Directions for this task
Give every line of the data again, unchanged, but with no pictures.

Raw data
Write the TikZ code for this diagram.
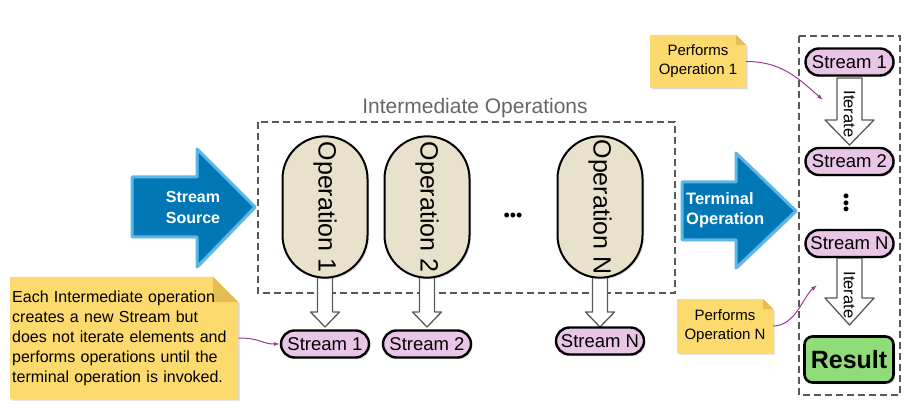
\documentclass[tikz,border=0pt]{standalone}
\usepackage{fontspec}
\setmainfont{Liberation Sans}
\usetikzlibrary{arrows.meta, positioning, shapes.misc, shadows}

\definecolor{srcblue}{HTML}{0277B5}
\definecolor{srcedge}{HTML}{5CB6E6}
\definecolor{opbeige}{HTML}{E8E2CC}
\definecolor{streampink}{HTML}{E9C6E6}
\definecolor{noteyellow}{HTML}{FDDA6E}
\definecolor{notefold}{HTML}{E2BE55}
\definecolor{resultgreen}{HTML}{8FDC78}
\definecolor{linkpurple}{HTML}{963C94}
\definecolor{boxgray}{HTML}{595959}

\begin{document}
\begin{tikzpicture}[x=1pt, y=-1pt]
    \tikzstyle{softshadow}=[drop shadow={shadow xshift=1.5pt, shadow yshift=-1.5pt, opacity=0.3}]
    \tikzstyle{opbox}=[draw, line width=2pt, fill=opbeige, rounded rectangle, minimum width=148pt, minimum height=85pt, rotate=-90, font=\fontsize{25}{25}\selectfont, softshadow]
    \tikzstyle{streambox}=[draw, line width=2.4pt, fill=streampink, rounded rectangle, minimum width=88pt, minimum height=27pt, inner sep=0pt, font=\fontsize{18.5}{18.5}\selectfont, softshadow]
    \tikzstyle{resultbox}=[draw, line width=2.6pt, fill=resultgreen, rounded corners=8pt, minimum width=89pt, minimum height=46pt, font=\bfseries\fontsize{25}{25}\selectfont, softshadow]
    \tikzstyle{groupbox}=[draw=boxgray, line width=1.2pt, dash pattern=on 7pt off 4pt]
    \tikzstyle{bigarrow}=[fill=srcblue, draw=srcedge, line width=3pt, line join=round, softshadow]
    \tikzstyle{hollowarrow}=[fill=white, draw=black!65, line width=1.3pt, line join=round]
    \tikzstyle{notebox}=[fill=noteyellow, softshadow]
    \tikzstyle{notetext}=[inner sep=0pt, font=\fontsize{15}{19}\selectfont, align=center]
    \tikzstyle{link}=[draw=linkpurple, line width=1pt, -{Latex[length=6pt, width=4pt]}]

    \useasboundingbox (0,0) rectangle (916,414);

    % source and terminal arrows
    \draw[bigarrow] (132,177) -- (197,177) -- (197,149) -- (255,207) -- (197,267) -- (197,237) -- (132,237) -- cycle;
    \node[text=white, font=\bfseries\fontsize{16}{21}\selectfont, align=center] (source) at (193,207) {Stream\\Source};

    \draw[bigarrow] (682,182) -- (736,182) -- (736,153) -- (796,211) -- (736,268) -- (736,240) -- (682,240) -- cycle;
    \node[text=white, font=\bfseries\fontsize{16.5}{20}\selectfont, align=left, anchor=west, inner sep=0pt] (terminal) at (686,210) {Terminal\\Operation};

    % intermediate operations
    \draw[groupbox] (258,122) rectangle (675,293);
    \node[text=black!60, font=\fontsize{21}{21}\selectfont] (intlabel) at (475,108) {Intermediate Operations};

    \foreach \x in {325,427,600} {
        \draw[hollowarrow] (\x-7.5,275) -- (\x+7.5,275) -- (\x+7.5,312) -- (\x+14.5,312) -- (\x,327) -- (\x-14.5,312) -- (\x-7.5,312) -- cycle;
    }

    \node[opbox] (op1) at (325,207) {Operation 1};
    \node[opbox] (op2) at (427,207) {Operation 2};
    \node[opbox] (opn) at (600,207) {Operation N};
    \node[font=\fontsize{18}{18}\selectfont] (opdots) at (513,217) {•••};

    \node[streambox] (s1) at (325,344) {Stream 1};
    \node[streambox] (s2) at (427,344) {Stream 2};
    \node[streambox] (sn) at (600,341) {Stream N};

    % terminal side
    \draw[groupbox] (799,36) rectangle (900,395);

    \draw[hollowarrow] (837,78) -- (862,78) -- (862,120) -- (874,120) -- (849.5,145) -- (825,120) -- (837,120) -- cycle;
    \node[rotate=-90, inner sep=0pt, font=\fontsize{16.5}{16.5}\selectfont] (iter1) at (849.5,114) {Iterate};
    \draw[hollowarrow] (837,258) -- (862,258) -- (862,298) -- (874,298) -- (849.5,325) -- (825,298) -- (837,298) -- cycle;
    \node[rotate=-90, inner sep=0pt, font=\fontsize{16.5}{16.5}\selectfont] (itern) at (849.5,295) {Iterate};

    \node[streambox] (rs1) at (849.5,62) {Stream 1};
    \node[streambox] (rs2) at (849.5,161.5) {Stream 2};
    \node[rotate=90, font=\fontsize{18}{18}\selectfont] (rdots) at (848,203) {•••};
    \node[streambox] (rsn) at (849.5,243.5) {Stream N};
    \node[resultbox] (result) at (849,359.5) {Result};

    % notes
    \fill[notebox] (10,277) -- (213,277) -- (238,302) -- (238,399) -- (10,399) -- cycle;
    \fill[notefold] (213,277) -- (213,302) -- (238,302) -- cycle;
    \node[notetext, font=\fontsize{16}{20}\selectfont, align=left, anchor=west, text width=224pt, inner xsep=2pt] (noteint) at (10,338) {Each Intermediate operation\\creates a new Stream but\\does not iterate elements and\\performs operations until the\\terminal operation is invoked.};

    \fill[notebox] (650,35) -- (736,35) -- (746,45) -- (746,88) -- (650,88) -- cycle;
    \fill[notefold] (736,35) -- (736,45) -- (746,45) -- cycle;
    \node[notetext, minimum width=96pt, minimum height=53pt] (noteop1) at (698,61.5) {Performs\\Operation 1};

    \fill[notebox] (677,299) -- (763,299) -- (773,309) -- (773,353) -- (677,353) -- cycle;
    \fill[notefold] (763,299) -- (763,309) -- (773,309) -- cycle;
    \node[notetext, minimum width=96pt, minimum height=54pt] (noteopn) at (725,326) {Performs\\Operation N};

    % links from notes
    \coordinate (iter1side) at (823,100);
    \coordinate (iternside) at (817,285);
    \draw[link] (noteint.east) .. controls +(22,0) and +(-18,0) .. (s1.west);
    \draw[link] (noteop1.east) .. controls +(35,0) and +(-25,-22) .. (iter1side);
    \draw[link] (noteopn.east) .. controls +(22,0) and +(-14,12) .. (iternside);
\end{tikzpicture}
\end{document}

Result for this task
Write the TikZ code for this diagram.
\documentclass[tikz,border=0pt]{standalone}
\usepackage{fontspec}
\setmainfont{Liberation Sans}
\usetikzlibrary{arrows.meta, positioning, shapes.misc, shadows}

\definecolor{srcblue}{HTML}{0277B5}
\definecolor{srcedge}{HTML}{5CB6E6}
\definecolor{opbeige}{HTML}{E8E2CC}
\definecolor{streampink}{HTML}{E9C6E6}
\definecolor{noteyellow}{HTML}{FDDA6E}
\definecolor{notefold}{HTML}{E2BE55}
\definecolor{resultgreen}{HTML}{8FDC78}
\definecolor{linkpurple}{HTML}{963C94}
\definecolor{boxgray}{HTML}{595959}

\begin{document}
\begin{tikzpicture}[x=1pt, y=-1pt]
    \tikzstyle{softshadow}=[drop shadow={shadow xshift=1.5pt, shadow yshift=-1.5pt, opacity=0.3}]
    \tikzstyle{opbox}=[draw, line width=2pt, fill=opbeige, rounded rectangle, minimum width=148pt, minimum height=85pt, rotate=-90, font=\fontsize{25}{25}\selectfont, softshadow]
    \tikzstyle{streambox}=[draw, line width=2.4pt, fill=streampink, rounded rectangle, minimum width=88pt, minimum height=27pt, inner sep=0pt, font=\fontsize{18.5}{18.5}\selectfont, softshadow]
    \tikzstyle{resultbox}=[draw, line width=2.6pt, fill=resultgreen, rounded corners=8pt, minimum width=89pt, minimum height=46pt, font=\bfseries\fontsize{25}{25}\selectfont, softshadow]
    \tikzstyle{groupbox}=[draw=boxgray, line width=1.2pt, dash pattern=on 7pt off 4pt]
    \tikzstyle{bigarrow}=[fill=srcblue, draw=srcedge, line width=3pt, line join=round, softshadow]
    \tikzstyle{hollowarrow}=[fill=white, draw=black!65, line width=1.3pt, line join=round]
    \tikzstyle{notebox}=[fill=noteyellow, softshadow]
    \tikzstyle{notetext}=[inner sep=0pt, font=\fontsize{15}{19}\selectfont, align=center]
    \tikzstyle{link}=[draw=linkpurple, line width=1pt, -{Latex[length=6pt, width=4pt]}]

    \useasboundingbox (0,0) rectangle (916,414);

    % source and terminal arrows
    \draw[bigarrow] (132,177) -- (197,177) -- (197,149) -- (255,207) -- (197,267) -- (197,237) -- (132,237) -- cycle;
    \node[text=white, font=\bfseries\fontsize{16}{21}\selectfont, align=center] (source) at (193,207) {Stream\\Source};

    \draw[bigarrow] (682,182) -- (736,182) -- (736,153) -- (796,211) -- (736,268) -- (736,240) -- (682,240) -- cycle;
    \node[text=white, font=\bfseries\fontsize{16.5}{20}\selectfont, align=left, anchor=west, inner sep=0pt] (terminal) at (686,210) {Terminal\\Operation};

    % intermediate operations
    \draw[groupbox] (258,122) rectangle (675,293);
    \node[text=black!60, font=\fontsize{21}{21}\selectfont] (intlabel) at (475,108) {Intermediate Operations};

    \foreach \x in {325,427,600} {
        \draw[hollowarrow] (\x-7.5,275) -- (\x+7.5,275) -- (\x+7.5,312) -- (\x+14.5,312) -- (\x,327) -- (\x-14.5,312) -- (\x-7.5,312) -- cycle;
    }

    \node[opbox] (op1) at (325,207) {Operation 1};
    \node[opbox] (op2) at (427,207) {Operation 2};
    \node[opbox] (opn) at (600,207) {Operation N};
    \node[font=\fontsize{18}{18}\selectfont] (opdots) at (513,217) {•••};

    \node[streambox] (s1) at (325,344) {Stream 1};
    \node[streambox] (s2) at (427,344) {Stream 2};
    \node[streambox] (sn) at (600,341) {Stream N};

    % terminal side
    \draw[groupbox] (799,36) rectangle (900,395);

    \draw[hollowarrow] (837,78) -- (862,78) -- (862,120) -- (874,120) -- (849.5,145) -- (825,120) -- (837,120) -- cycle;
    \node[rotate=-90, inner sep=0pt, font=\fontsize{16.5}{16.5}\selectfont] (iter1) at (849.5,114) {Iterate};
    \draw[hollowarrow] (837,258) -- (862,258) -- (862,298) -- (874,298) -- (849.5,325) -- (825,298) -- (837,298) -- cycle;
    \node[rotate=-90, inner sep=0pt, font=\fontsize{16.5}{16.5}\selectfont] (itern) at (849.5,295) {Iterate};

    \node[streambox] (rs1) at (849.5,62) {Stream 1};
    \node[streambox] (rs2) at (849.5,161.5) {Stream 2};
    \node[rotate=90, font=\fontsize{18}{18}\selectfont] (rdots) at (848,203) {•••};
    \node[streambox] (rsn) at (849.5,243.5) {Stream N};
    \node[resultbox] (result) at (849,359.5) {Result};

    % notes
    \fill[notebox] (10,277) -- (213,277) -- (238,302) -- (238,399) -- (10,399) -- cycle;
    \fill[notefold] (213,277) -- (213,302) -- (238,302) -- cycle;
    \node[notetext, font=\fontsize{16}{20}\selectfont, align=left, anchor=west, text width=224pt, inner xsep=2pt] (noteint) at (10,338) {Each Intermediate operation\\creates a new Stream but\\does not iterate elements and\\performs operations until the\\terminal operation is invoked.};

    \fill[notebox] (650,35) -- (736,35) -- (746,45) -- (746,88) -- (650,88) -- cycle;
    \fill[notefold] (736,35) -- (736,45) -- (746,45) -- cycle;
    \node[notetext, minimum width=96pt, minimum height=53pt] (noteop1) at (698,61.5) {Performs\\Operation 1};

    \fill[notebox] (677,299) -- (763,299) -- (773,309) -- (773,353) -- (677,353) -- cycle;
    \fill[notefold] (763,299) -- (763,309) -- (773,309) -- cycle;
    \node[notetext, minimum width=96pt, minimum height=54pt] (noteopn) at (725,326) {Performs\\Operation N};

    % links from notes
    \coordinate (iter1side) at (823,100);
    \coordinate (iternside) at (817,285);
    \draw[link] (noteint.east) .. controls +(22,0) and +(-18,0) .. (s1.west);
    \draw[link] (noteop1.east) .. controls +(35,0) and +(-25,-22) .. (iter1side);
    \draw[link] (noteopn.east) .. controls +(22,0) and +(-14,12) .. (iternside);
\end{tikzpicture}
\end{document}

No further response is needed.